▶ **Problem to solve**:
Show all lines of the listing that hold the word "this".

▶ **Input records**:
━━━━━━━━
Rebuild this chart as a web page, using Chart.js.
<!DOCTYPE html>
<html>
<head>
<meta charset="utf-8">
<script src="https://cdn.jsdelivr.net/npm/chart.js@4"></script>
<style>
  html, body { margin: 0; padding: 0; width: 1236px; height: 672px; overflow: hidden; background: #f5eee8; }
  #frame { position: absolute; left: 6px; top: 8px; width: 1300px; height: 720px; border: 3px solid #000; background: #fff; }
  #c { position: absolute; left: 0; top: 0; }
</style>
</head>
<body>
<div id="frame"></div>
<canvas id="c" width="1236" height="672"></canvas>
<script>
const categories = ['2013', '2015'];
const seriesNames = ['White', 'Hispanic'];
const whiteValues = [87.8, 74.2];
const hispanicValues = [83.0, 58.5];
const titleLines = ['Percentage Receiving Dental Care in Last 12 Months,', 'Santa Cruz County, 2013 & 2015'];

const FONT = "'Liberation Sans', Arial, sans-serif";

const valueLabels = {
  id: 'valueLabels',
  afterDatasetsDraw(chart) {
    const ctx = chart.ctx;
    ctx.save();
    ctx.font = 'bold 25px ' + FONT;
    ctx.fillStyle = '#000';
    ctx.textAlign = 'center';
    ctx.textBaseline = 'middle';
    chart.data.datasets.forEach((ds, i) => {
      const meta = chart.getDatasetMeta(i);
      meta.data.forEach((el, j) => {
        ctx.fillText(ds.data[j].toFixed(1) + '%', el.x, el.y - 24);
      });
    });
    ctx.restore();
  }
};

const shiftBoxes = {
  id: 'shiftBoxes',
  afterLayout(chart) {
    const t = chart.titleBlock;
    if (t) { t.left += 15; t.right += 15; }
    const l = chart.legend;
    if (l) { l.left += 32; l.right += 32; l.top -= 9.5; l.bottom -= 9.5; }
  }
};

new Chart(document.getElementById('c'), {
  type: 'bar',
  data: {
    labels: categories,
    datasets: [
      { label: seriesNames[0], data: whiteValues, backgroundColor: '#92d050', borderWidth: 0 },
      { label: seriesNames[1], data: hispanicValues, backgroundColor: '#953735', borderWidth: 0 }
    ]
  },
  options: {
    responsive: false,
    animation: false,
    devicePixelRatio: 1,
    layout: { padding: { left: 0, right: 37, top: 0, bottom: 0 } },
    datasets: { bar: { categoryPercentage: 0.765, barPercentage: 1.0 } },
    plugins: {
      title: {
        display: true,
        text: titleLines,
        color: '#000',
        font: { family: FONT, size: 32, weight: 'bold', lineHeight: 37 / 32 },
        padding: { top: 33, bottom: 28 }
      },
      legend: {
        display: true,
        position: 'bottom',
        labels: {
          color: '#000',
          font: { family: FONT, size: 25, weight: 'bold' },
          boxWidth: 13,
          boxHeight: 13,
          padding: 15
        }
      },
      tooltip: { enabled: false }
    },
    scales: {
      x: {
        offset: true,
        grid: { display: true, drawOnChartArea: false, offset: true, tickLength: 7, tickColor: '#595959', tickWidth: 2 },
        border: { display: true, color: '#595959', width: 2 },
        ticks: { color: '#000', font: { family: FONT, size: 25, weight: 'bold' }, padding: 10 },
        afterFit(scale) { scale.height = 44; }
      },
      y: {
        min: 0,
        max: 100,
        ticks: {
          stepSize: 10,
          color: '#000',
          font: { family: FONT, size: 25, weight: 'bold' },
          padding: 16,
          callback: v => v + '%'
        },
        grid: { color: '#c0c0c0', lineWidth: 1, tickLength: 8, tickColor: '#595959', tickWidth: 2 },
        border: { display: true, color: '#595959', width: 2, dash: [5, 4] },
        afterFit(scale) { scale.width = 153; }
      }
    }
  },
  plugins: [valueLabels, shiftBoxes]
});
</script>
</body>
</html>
━━━━━━━━
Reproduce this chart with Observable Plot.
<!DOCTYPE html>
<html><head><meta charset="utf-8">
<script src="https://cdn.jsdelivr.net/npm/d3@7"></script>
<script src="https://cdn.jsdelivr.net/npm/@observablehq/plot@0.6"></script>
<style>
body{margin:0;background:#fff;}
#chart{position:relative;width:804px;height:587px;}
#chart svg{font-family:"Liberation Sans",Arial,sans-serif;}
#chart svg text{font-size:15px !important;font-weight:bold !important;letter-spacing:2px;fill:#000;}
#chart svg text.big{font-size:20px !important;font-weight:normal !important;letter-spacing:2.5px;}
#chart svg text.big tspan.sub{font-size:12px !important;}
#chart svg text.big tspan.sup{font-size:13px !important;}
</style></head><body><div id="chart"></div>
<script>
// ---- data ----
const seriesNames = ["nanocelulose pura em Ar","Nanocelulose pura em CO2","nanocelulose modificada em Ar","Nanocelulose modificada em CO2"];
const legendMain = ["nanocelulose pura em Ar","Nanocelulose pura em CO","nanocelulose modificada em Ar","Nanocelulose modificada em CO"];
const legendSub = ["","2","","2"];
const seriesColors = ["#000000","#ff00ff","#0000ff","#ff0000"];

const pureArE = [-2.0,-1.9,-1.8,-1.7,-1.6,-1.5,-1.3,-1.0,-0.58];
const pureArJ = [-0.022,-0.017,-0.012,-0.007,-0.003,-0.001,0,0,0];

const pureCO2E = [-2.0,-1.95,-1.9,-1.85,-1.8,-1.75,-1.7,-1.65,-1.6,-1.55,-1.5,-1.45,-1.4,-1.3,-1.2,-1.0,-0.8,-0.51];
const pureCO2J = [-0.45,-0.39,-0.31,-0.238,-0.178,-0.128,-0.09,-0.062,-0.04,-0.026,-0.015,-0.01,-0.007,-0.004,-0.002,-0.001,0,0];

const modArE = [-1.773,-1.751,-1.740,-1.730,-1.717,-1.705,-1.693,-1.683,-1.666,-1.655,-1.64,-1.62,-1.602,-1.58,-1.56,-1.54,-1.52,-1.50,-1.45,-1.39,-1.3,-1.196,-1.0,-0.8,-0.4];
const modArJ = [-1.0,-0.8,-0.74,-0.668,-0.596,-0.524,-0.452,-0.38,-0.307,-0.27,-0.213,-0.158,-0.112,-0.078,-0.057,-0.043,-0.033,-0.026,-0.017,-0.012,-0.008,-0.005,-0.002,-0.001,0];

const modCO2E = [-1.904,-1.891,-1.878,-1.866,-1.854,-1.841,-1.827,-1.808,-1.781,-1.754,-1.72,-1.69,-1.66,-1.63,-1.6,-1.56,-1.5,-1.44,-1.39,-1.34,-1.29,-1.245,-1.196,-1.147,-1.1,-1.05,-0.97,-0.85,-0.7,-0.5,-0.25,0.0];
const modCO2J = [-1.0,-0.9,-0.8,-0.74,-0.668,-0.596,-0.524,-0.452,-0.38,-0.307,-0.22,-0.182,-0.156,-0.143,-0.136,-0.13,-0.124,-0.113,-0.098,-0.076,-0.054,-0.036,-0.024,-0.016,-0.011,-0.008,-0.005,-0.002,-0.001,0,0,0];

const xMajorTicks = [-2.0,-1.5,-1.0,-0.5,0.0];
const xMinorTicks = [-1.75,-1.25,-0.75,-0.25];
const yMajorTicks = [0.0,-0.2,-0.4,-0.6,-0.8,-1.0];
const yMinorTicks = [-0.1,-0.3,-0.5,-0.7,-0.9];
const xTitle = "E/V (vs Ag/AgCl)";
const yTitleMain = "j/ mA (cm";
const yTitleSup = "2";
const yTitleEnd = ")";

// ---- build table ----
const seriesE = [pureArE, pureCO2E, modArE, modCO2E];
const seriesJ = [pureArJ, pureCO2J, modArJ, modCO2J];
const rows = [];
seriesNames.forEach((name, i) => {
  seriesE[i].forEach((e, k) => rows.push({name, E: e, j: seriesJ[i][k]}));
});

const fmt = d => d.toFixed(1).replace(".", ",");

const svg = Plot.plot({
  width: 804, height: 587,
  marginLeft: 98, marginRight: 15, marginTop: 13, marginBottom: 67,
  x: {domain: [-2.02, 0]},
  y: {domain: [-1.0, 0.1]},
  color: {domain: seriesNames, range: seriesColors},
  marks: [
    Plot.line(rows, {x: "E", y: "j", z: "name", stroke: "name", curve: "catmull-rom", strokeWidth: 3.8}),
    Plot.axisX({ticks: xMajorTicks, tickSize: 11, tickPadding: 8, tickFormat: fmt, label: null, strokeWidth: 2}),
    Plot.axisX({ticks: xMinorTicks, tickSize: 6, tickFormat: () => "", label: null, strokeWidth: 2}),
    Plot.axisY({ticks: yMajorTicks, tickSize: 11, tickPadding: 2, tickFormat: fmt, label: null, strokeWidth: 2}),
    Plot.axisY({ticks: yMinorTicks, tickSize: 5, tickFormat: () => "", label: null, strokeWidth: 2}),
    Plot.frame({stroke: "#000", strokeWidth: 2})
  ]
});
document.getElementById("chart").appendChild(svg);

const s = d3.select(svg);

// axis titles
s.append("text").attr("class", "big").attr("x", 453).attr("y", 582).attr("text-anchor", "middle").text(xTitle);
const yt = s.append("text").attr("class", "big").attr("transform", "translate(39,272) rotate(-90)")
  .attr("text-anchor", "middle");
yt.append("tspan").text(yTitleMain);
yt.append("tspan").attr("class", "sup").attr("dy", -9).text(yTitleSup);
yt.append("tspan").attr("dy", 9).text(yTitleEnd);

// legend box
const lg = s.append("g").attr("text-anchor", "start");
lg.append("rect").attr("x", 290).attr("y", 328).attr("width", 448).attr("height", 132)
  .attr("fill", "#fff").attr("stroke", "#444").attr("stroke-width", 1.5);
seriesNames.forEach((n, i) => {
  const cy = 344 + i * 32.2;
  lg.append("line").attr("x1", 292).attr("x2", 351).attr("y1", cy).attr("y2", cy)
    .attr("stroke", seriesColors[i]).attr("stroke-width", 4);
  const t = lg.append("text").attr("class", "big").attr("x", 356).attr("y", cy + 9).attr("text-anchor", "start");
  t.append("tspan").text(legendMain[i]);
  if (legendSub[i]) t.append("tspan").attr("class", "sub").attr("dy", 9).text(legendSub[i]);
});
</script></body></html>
━━━━━━━━
▶ **Solution**:
Rebuild this chart as a web page, using Chart.js.
Reproduce this chart with Observable Plot.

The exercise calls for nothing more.